Nadia Murad, 21, lived in Kocho, a village in northern Iraq, with her mother and siblings. She was kidnapped in August 2014 from her home by IS fighters and taken to Mosul, an IS stronghild. She was reportedly held in a building in Mosul with thousands of other Yazidi families. She managed to escape after three months of alleged rape and torture.
Ain Shams University hosted Murad Monday to retell her story, discuss IS terrorism, and ways to confront it, after she was hosted by Cairo University Sunday.
During her visit, Minister of Higher Education Ashraf El-Sheihy granted Murad a scholarship to study history at Ain Shams University, and pledged to provide her with all the required support to become a history teacher.
After the visit she tweeted: “Pleased to speak at University of Ain Shams and tell all the students and faculty, it is on you to end terrorism”. Student Union President at Ain Shams University Ahmed Al-Kady said all the students support her and reject violence and terrorism.
During her visit to Cairo University, she called on students to organise marches against IS brutality, to shed light on what Yazidis suffered under their control, and to stand beside women worldwide.
“About 80 women were killed. My mother was one of them because IS jihadists did not like her body.

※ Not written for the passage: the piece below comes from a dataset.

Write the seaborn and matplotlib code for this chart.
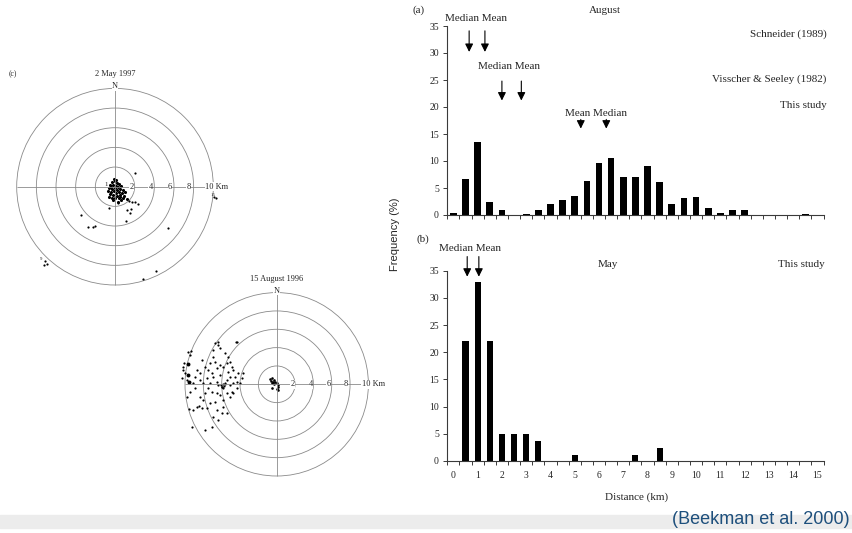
import matplotlib
matplotlib.use('Agg')
import matplotlib.pyplot as plt
from matplotlib.patches import Circle, Rectangle
from matplotlib.ticker import MultipleLocator, FixedLocator
import seaborn as sns
import numpy as np

sns.set_theme(style='white')
plt.rcParams['font.family'] = ['Liberation Serif', 'DejaVu Serif']

# Histogram data: distance bins (km) and frequency (%)
AUG_DIST = [0, 0.5, 1, 1.5, 2, 3, 3.5, 4, 4.5, 5, 5.5, 6, 6.5, 7, 7.5, 8, 8.5,
            9, 9.5, 10, 10.5, 11, 11.5, 12, 14.5]
AUG_FREQ = [0.3, 6.7, 13.5, 2.4, 0.9, 0.25, 0.9, 2.0, 2.7, 3.5, 6.3, 9.7, 10.6,
            7.0, 7.0, 9.1, 6.1, 2.1, 3.2, 3.4, 1.3, 0.4, 0.9, 0.9, 0.2]
MAY_DIST = [0.5, 1, 1.5, 2, 2.5, 3, 3.5, 5, 7.5, 8.5]
MAY_FREQ = [22, 33, 22, 5, 5, 5, 3.6, 1.1, 1.1, 2.4]

# median / mean markers (km)
SCHNEIDER = [0.65, 1.3]      # median, mean
VISSCHER = [2.0, 2.8]        # median, mean
AUG_STUDY = [5.25, 6.3]      # mean, median
MAY_STUDY = [0.57, 1.05]     # median, mean

RING_RADII = [2, 4, 6, 8, 10]

# 2 May 1997 - recruitment locations (km east, km north)
MAY_X = [-0.3, 0.0, 0.2, 0.4, -0.5, -0.2, 0.1, 0.3, 0.6, -0.6, -0.3, 0.0, 0.2, 0.5,
         0.8, -0.7, -0.4, -0.1, 0.1, 0.4, 0.7, 1.0, -0.5, -0.2, 0.2, 0.5, 0.9, -0.3,
         0.0, 0.4, 0.8, 1.2, -0.6, 0.6, -0.2, 0.3, -0.1, 0.1, 0.5, -0.4]
MAY_Y = [0.5, 0.6, 0.4, 0.3, 0.2, 0.2, 0.1, 0.0, 0.1, -0.1, -0.2, -0.1, -0.3, -0.2,
         -0.3, -0.4, -0.5, -0.4, -0.6, -0.5, -0.6, -0.5, -0.7, -0.8, -0.9, -0.8, -0.9,
         -1.1, -1.2, -1.1, -1.2, -1.3, -1.0, -1.4, -1.4, -1.6, 0.8, 0.7, -1.0, 0.0]
MAY_OUT_X = [2.0, 1.4, 1.7, 2.0, 2.3, 1.25, 1.5, 1.6, 1.1, -0.6, -3.5, -2.7, -2.2,
             -2.0, 5.4, 4.2, 2.8, -7.1, -6.9, -7.2, 10.3, 10.1, 0.3]
MAY_OUT_Y = [1.4, -1.5, -1.6, -1.6, -1.8, -2.4, -2.7, -2.3, -3.5, -2.2, -2.9, -4.1,
             -4.1, -4.0, -4.2, -8.6, -9.4, -7.6, -7.9, -8.0, -1.1, -1.0, -1.7]

# 15 August 1996 - recruitment locations (km east, km north)
AUG_X = [-6.73, -6.36, -4.36, -6.91, -6.73, -8.18, -7.82, -8.73, -8.36, -7.45, -7.09,
         -6.55, -6.18, -5.82, -5.45, -5.09, -5.27, -6.18, -6.91, -7.64, -8.36, -8.91,
         -9.09, -8.0, -7.27, -6.55, -6.36, -6.0, -5.82, -5.64, -5.45, -5.09, -4.73,
         -4.36, -4.0, -3.64, -7.45, -7.82, -7.09, -6.55, -6.18, -5.45, -5.09, -4.91,
         -5.82, -6.73, -7.27, -8.0, -8.36, -8.73, -7.64, -6.55, -5.82, -5.45, -6.91,
         -9.09, -9.27, -8.18, -8.91, -9.45, -9.82, -10.18, -10.0, -10.36, -9.82,
         -9.64, -9.45, -10.11, -10.25, -4.73, -4.55, -4.18, -3.82, -5.09, -4.91,
         -6.18, -5.64, -5.27, -6.91, -7.27, -4.36, -4.73, -6.0, -6.36, -7.09, -7.82,
         -6.4, -4.4, -9.35, -9.6, -8.5, -5.9, -6.1, -5.6, -6.0, -5.7]
AUG_Y = [4.47, 4.29, 4.65, 3.02, 2.47, 2.65, 1.93, 1.56, 1.2, 1.56, 1.2, 1.75, 2.11,
         1.93, 2.29, 2.47, 1.38, 1.02, 0.84, 0.65, 0.47, 0.84, 0.11, 0.11, 0.11, 0.29,
         -0.07, -0.25, -0.44, 0.11, 0.47, -0.07, 0.11, 0.29, 0.11, 1.2, -0.44, -0.98,
         -0.8, -0.98, -1.16, -0.98, -1.35, -0.8, -1.71, -1.89, -2.07, -1.71, -1.35,
         -2.44, -2.62, -2.8, -2.44, -3.16, -3.53, -2.8, -4.62, -2.62, -0.44, -0.8,
         -1.35, 1.93, 1.2, 0.65, 0.47, 3.56, 3.2, 2.36, 1.56, 1.56, 0.84, 1.2, 0.65,
         0.84, 1.93, 3.93, 3.38, 3.02, 3.75, 2.29, -0.44, -0.98, -3.16, -3.89, -4.62,
         -4.98, 4.65, 4.65, 3.67, -2.7, -2.4, 0.0, -0.1, 0.05, -0.3, -0.2]
AUG_HIVE_X = [-0.7, -0.5, -0.3, -0.6, -0.4, -0.2, 0.0, -0.5, -0.3, 0.1, -0.5, 0.0,
              0.1, 0.15]
AUG_HIVE_Y = [0.6, 0.65, 0.5, 0.35, 0.3, 0.25, 0.15, 0.1, 0.0, -0.05, -0.4, -0.55,
              -0.25, -0.6]
AUG_EDGE_X = [-9.7, -9.7, -9.6]
AUG_EDGE_Y = [2.2, 1.0, 0.3]

fig = plt.figure(figsize=(8.52, 5.33), dpi=100)
W, H = 852, 533


def px_axes(left, top, right, bottom):
    return fig.add_axes([left / W, 1 - bottom / H, (right - left) / W, (bottom - top) / H])


line_col = '#3a3a3a'


def style_hist(ax, show_labels):
    ax.set_xlim(-0.25, 15.25)
    ax.set_ylim(0, 35)
    sns.despine(ax=ax)
    for s in ['left', 'bottom']:
        ax.spines[s].set_color(line_col)
        ax.spines[s].set_linewidth(0.8)
    ax.yaxis.set_major_locator(MultipleLocator(5))
    ax.xaxis.set_major_locator(MultipleLocator(1))
    ax.xaxis.set_minor_locator(FixedLocator(np.arange(-0.25, 15.3, 0.5)))
    ax.tick_params(axis='y', direction='out', length=3, width=0.7, color=line_col,
                   labelsize=7, pad=3, left=True)
    ax.tick_params(axis='x', which='major', length=0, labelsize=7, pad=7, bottom=True)
    ax.tick_params(axis='x', which='minor', direction='out', length=3, width=0.7,
                   color=line_col, bottom=True)
    if not show_labels:
        ax.set_xticklabels([])
    ax.set_xlabel('')
    ax.set_ylabel('')


def arrows(ax, xs, y0, y1):
    for x in xs:
        ax.annotate('', xy=(x, y1), xytext=(x, y0),
                    arrowprops=dict(arrowstyle='-|>', color='black', lw=0.8,
                                    mutation_scale=12, shrinkA=0, shrinkB=0))


# ---- (a) August histogram ----
ax_a = px_axes(447.3, 26, 823.5, 215)
sns.barplot(x=AUG_DIST, y=AUG_FREQ, native_scale=True, color='black', saturation=1,
            width=0.55, errorbar=None, linewidth=0, ax=ax_a)
style_hist(ax_a, False)
fs = 8
ax_a.text(0.93, 36.4, 'Median Mean', ha='center', va='center', fontsize=fs, clip_on=False)
arrows(ax_a, SCHNEIDER, 34.1, 30.2)
ax_a.text(2.31, 27.5, 'Median Mean', ha='center', va='center', fontsize=fs)
arrows(ax_a, VISSCHER, 24.8, 21.2)
ax_a.text(5.86, 18.8, 'Mean Median', ha='center', va='center', fontsize=fs)
arrows(ax_a, AUG_STUDY, 17.7, 16.0)
ax_a.text(6.25, 37.8, 'August', ha='center', va='center', fontsize=fs, clip_on=False)
ax_a.text(15.38, 33.5, 'Schneider (1989)', ha='right', va='center', fontsize=fs)
ax_a.text(15.38, 25.2, 'Visscher & Seeley (1982)', ha='right', va='center', fontsize=fs)
ax_a.text(15.38, 20.2, 'This study', ha='right', va='center', fontsize=fs)

# ---- (b) May histogram ----
ax_b = px_axes(447.3, 270.7, 823.5, 461)
sns.barplot(x=MAY_DIST, y=MAY_FREQ, native_scale=True, color='black', saturation=1,
            width=0.5, errorbar=None, linewidth=0, ax=ax_b)
style_hist(ax_b, True)
ax_b.text(0.68, 39.0, 'Median Mean', ha='center', va='center', fontsize=fs, clip_on=False)
arrows(ax_b, MAY_STUDY, 37.6, 33.9)
ax_b.text(6.35, 36.2, 'May', ha='center', va='center', fontsize=fs, clip_on=False)
ax_b.text(15.31, 36.2, 'This study', ha='right', va='center', fontsize=fs, clip_on=False)

fig.text(419 / W, 1 - 10 / H, '(a)', ha='center', va='center', fontsize=fs)
fig.text(423 / W, 1 - 239 / H, '(b)', ha='center', va='center', fontsize=fs)
fig.text(395 / W, 1 - 234 / H, 'Frequency (%)', rotation=90, ha='center', va='center',
         fontsize=8, family=['Liberation Sans', 'DejaVu Sans'])
fig.text(636.7 / W, 1 - 497 / H, 'Distance (km)', ha='center', va='center', fontsize=fs)


# ---- (c) recruitment maps ----
def polar_map(cx, cy, km_px, title, lbl_x, ten_x):
    half = 11 * km_px
    ax = px_axes(cx - half, cy - half, cx + half, cy + half)
    ax.set_xlim(-11, 11)
    ax.set_ylim(-11, 11)
    ax.axis('off')
    ring_col = '#8a8a8a'
    for r in RING_RADII:
        ax.add_patch(Circle((0, 0), r, fill=False, ec=ring_col, lw=0.6))
    rmax = RING_RADII[-1]
    ax.hlines(0, -rmax, rmax + 1.0, color=ring_col, lw=0.6)
    ax.vlines(0, -rmax, rmax, color=ring_col, lw=0.6)
    ax.text(0, rmax + 0.2, 'N', ha='center', va='center', fontsize=6,
            bbox=dict(fc='white', ec='none', pad=0.3))
    ax.text(0, 11.45, title, ha='center', va='center', fontsize=6, clip_on=False)
    for r, x in zip(RING_RADII[:-1], lbl_x):
        ax.text(x, 0, str(r), ha='center', va='center', fontsize=6,
                bbox=dict(fc='white', ec='none', pad=0.2))
    ax.text(ten_x, 0, '10 Km', ha='left', va='center', fontsize=6, clip_on=False,
            bbox=dict(fc='white', ec='none', pad=0.2))
    return ax


ax_c1 = polar_map(115, 186.7, 9.83, '2 May 1997', [1.7, 3.63, 5.6, 7.5], 9.15)
sns.scatterplot(x=MAY_X, y=MAY_Y, color='black', s=5, linewidth=0, legend=False, ax=ax_c1)
sns.scatterplot(x=MAY_OUT_X, y=MAY_OUT_Y, color='black', s=2.5, linewidth=0,
                legend=False, ax=ax_c1)
ax_c1.text(-0.9, 0.25, '1', ha='center', va='center', fontsize=5)
ax_c1.text(10.0, -0.8, '15', ha='center', va='center', fontsize=3.5)
ax_c1.text(-7.5, -7.4, '9', ha='center', va='center', fontsize=3.5)
ax_c1.text(-10.35, 11.45, '(c)', ha='center', va='center', fontsize=5.5, clip_on=False)

ax_c2 = polar_map(276.7, 384.3, 9.17, '15 August 1996', [1.75, 3.75, 5.67, 7.56], 9.27)
sns.scatterplot(x=AUG_X, y=AUG_Y, color='black', s=2.5, linewidth=0, legend=False, ax=ax_c2)
sns.scatterplot(x=AUG_HIVE_X, y=AUG_HIVE_Y, color='black', s=3.5, linewidth=0,
                legend=False, ax=ax_c2)
sns.scatterplot(x=AUG_EDGE_X, y=AUG_EDGE_Y, color='black', s=8, linewidth=0,
                legend=False, ax=ax_c2)

# ---- source band ----
fig.add_artist(Rectangle((0, 1 - 528 / H), 1, 13 / H, transform=fig.transFigure,
                         color='#ececec', zorder=0))
fig.text(850 / W, 1 - 519 / H, '(Beekman et al. 2000)', ha='right', va='center',
         fontsize=13, color='#1d4f7c', family=['Liberation Sans', 'DejaVu Sans'])

fig.savefig('out.png', dpi=100)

I was separated based on my body and age alongside another 150 women to be taken to IS bases,” she said during the visit in Cairo University, according to Kurdistan news.

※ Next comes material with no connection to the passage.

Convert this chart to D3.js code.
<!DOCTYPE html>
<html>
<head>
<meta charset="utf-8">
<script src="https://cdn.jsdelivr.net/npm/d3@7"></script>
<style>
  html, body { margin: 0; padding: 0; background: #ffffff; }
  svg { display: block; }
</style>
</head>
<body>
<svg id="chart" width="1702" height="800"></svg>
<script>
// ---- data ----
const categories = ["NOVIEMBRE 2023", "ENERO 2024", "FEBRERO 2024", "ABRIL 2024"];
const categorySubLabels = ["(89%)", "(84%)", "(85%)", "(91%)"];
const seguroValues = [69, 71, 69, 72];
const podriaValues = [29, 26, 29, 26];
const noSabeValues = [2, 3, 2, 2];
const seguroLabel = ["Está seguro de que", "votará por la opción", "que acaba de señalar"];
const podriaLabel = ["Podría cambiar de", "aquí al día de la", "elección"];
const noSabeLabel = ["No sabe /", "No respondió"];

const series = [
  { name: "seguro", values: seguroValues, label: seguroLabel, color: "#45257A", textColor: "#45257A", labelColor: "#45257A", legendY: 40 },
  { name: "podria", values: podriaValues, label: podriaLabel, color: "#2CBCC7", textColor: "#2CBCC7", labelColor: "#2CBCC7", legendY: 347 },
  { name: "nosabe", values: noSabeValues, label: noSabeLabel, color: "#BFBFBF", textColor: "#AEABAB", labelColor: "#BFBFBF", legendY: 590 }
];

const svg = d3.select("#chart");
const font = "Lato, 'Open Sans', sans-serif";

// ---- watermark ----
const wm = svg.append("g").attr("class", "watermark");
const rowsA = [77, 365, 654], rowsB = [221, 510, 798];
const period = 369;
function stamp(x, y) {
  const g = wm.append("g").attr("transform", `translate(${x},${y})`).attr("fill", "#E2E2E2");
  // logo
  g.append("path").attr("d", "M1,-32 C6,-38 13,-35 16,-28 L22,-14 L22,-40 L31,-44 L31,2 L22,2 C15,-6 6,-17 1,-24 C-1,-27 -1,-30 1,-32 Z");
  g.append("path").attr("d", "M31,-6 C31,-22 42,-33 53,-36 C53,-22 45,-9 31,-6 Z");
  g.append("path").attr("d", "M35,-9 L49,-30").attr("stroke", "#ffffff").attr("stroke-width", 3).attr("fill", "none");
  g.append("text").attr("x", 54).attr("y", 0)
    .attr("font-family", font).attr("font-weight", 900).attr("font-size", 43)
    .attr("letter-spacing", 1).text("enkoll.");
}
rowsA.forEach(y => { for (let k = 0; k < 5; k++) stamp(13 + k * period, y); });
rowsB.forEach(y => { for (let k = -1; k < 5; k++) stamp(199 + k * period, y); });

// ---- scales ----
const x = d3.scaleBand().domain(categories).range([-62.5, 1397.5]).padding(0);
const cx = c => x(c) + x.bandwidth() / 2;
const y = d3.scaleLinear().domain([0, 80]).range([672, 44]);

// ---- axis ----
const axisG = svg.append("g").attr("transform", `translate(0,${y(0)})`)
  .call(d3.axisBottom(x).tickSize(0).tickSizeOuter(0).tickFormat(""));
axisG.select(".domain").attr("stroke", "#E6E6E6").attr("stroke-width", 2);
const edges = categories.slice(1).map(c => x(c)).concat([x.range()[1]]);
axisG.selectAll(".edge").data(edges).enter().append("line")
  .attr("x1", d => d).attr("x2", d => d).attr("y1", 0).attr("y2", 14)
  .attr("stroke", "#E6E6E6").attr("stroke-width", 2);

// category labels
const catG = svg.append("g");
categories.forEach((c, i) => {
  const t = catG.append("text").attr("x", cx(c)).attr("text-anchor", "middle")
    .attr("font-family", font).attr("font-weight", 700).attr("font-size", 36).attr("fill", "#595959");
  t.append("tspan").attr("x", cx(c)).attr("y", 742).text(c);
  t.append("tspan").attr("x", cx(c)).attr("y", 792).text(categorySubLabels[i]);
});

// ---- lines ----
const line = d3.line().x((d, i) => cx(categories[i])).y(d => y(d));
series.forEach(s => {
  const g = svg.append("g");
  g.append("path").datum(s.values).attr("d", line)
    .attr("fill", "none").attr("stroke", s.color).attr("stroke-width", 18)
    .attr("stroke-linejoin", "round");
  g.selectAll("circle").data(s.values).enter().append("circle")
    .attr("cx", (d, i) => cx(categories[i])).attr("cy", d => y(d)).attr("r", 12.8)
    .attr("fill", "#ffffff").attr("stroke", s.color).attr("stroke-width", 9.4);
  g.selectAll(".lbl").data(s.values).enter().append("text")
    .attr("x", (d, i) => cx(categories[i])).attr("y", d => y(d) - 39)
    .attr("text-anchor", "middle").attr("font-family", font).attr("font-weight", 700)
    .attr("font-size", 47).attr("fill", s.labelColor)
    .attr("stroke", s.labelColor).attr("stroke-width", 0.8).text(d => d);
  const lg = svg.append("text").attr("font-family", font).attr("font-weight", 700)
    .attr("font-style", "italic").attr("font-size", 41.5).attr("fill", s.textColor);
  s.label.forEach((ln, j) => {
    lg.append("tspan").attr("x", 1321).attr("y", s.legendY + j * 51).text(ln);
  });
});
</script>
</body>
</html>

At the end of the visit, she thanked the university for hosting her and giving her awards. “I spoke at Cairo University about my story, to revolutionise youths, absorb cultural differences, and defeat radicalism,” Murad tweeted.
She travelled to New York City in December and gave a speech at the United Nations Security Council about her story inside IS’ system of sexual enslavement, and highlighted the plight of the Yazidi people. After her speech in the UN, she requested to meet Egyptian President Abdel Fattah Al-Sisi.

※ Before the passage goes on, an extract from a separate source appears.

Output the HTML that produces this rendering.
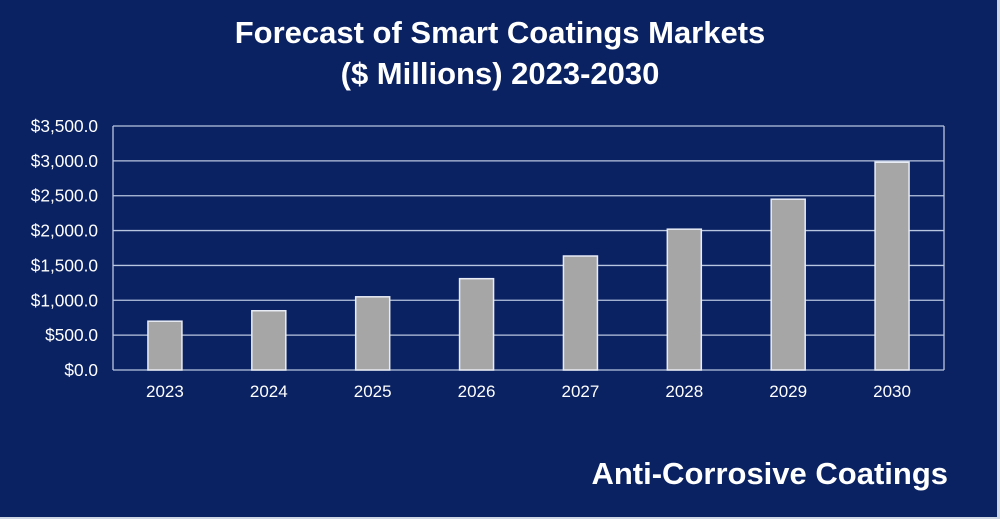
<!DOCTYPE html>
<html><head><meta charset="utf-8"><style>
html,body{margin:0;padding:0;background:#cfd6e4;}
#c{position:absolute;left:0;top:0;width:997px;height:517px;background:#0a2162;overflow:hidden;}
svg text{font-family:"Liberation Sans",sans-serif;}
</style></head><body>
<div id="c">
<svg width="1000" height="519" id="s">
<text x="500" y="43" text-anchor="middle" font-size="31" font-weight="bold" fill="#fff">Forecast of Smart Coatings Markets</text>
<text x="500" y="84" text-anchor="middle" font-size="31" font-weight="bold" fill="#fff">($ Millions) 2023-2030</text>
<text x="948" y="484" text-anchor="end" font-size="31" font-weight="bold" fill="#fff">Anti-Corrosive Coatings</text>
<g id="plot"></g>
</svg></div>
<script>
const categories=["2023","2024","2025","2026","2027","2028","2029","2030"];
const values=[700,850,1050,1310,1635,2020,2450,2980];
const yTicks=[0,500,1000,1500,2000,2500,3000,3500];
const yTickLabels=["$0.0","$500.0","$1,000.0","$1,500.0","$2,000.0","$2,500.0","$3,000.0","$3,500.0"];
const L=113,R=944,T=126,B=370,yMax=3500;
const ns="http://www.w3.org/2000/svg";
const g=document.getElementById('plot');
function y(v){return B-(v/yMax)*(B-T);}
const bw=(R-L)/categories.length;
function x(i){return L+bw*(i+0.5);}
function el(t,a){const e=document.createElementNS(ns,t);for(const k in a)e.setAttribute(k,a[k]);g.appendChild(e);return e;}
yTicks.forEach((v,i)=>{
 const ln=el('line',{x1:L,x2:R,y1:y(v),y2:y(v),stroke:'#b9c6e0','stroke-width':1.3});
 
 
 const t=el('text',{x:L-15,y:y(v)+6,'text-anchor':'end','font-size':17.3,fill:'#fff'});
 t.textContent=yTickLabels[i];
 
 
});
const ax=el('line',{x1:L,x2:L,y1:T,y2:B,stroke:'#b9c6e0','stroke-width':1.3});


const ax2=el('line',{x1:R,x2:R,y1:T,y2:B,stroke:'#b9c6e0','stroke-width':1.3});


categories.forEach((c,i)=>{
 const r=el('rect',{x:x(i)-17,y:y(values[i]),width:34,height:B-y(values[i]),fill:'#a6a6a6',stroke:'#e8ecf4','stroke-width':1.5});
 
 
 const t=el('text',{x:x(i),y:397,'text-anchor':'middle','font-size':17,fill:'#fff'});
 t.textContent=c;
 
 
});
</script>
</body></html>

Upon her arrival in Egypt, she tweeted: “I am in Egypt to ask the Islamic world to stand firmly and clearly against IS; they commit rape and genocide crimes…”
During her meeting with Al-Sisi, she narrated her story with IS, illustrated the Yazidis’ concerns, and IS’ violations against Yazidis in Iraq. Murad said IS is using the name of Islam to justify their crimes.
Al-Sisi condemned IS’ violence and terror crimes during the meeting, and noted that their action is not related to Islam and confirmed his solidarity with the people of Iraq. He told Murad that Al-Azhar is working on confronting extremism to improve the image of Islam worldwide. He further confirmed that the Islamic civilisation has historically protected all citizens of different religions.
Murad also requested to meet with scholars from Al-Azhar to discuss how IS is distorting the image of Islam with their crimes, and stressed that Islamic countries should stand against IS’ crimes and protect the monitories from their atrocities.
She called on Al-Sisi to recognise what is happening to the Yazidi people and to help liberating 3,400 women and children currently held hostage by IS.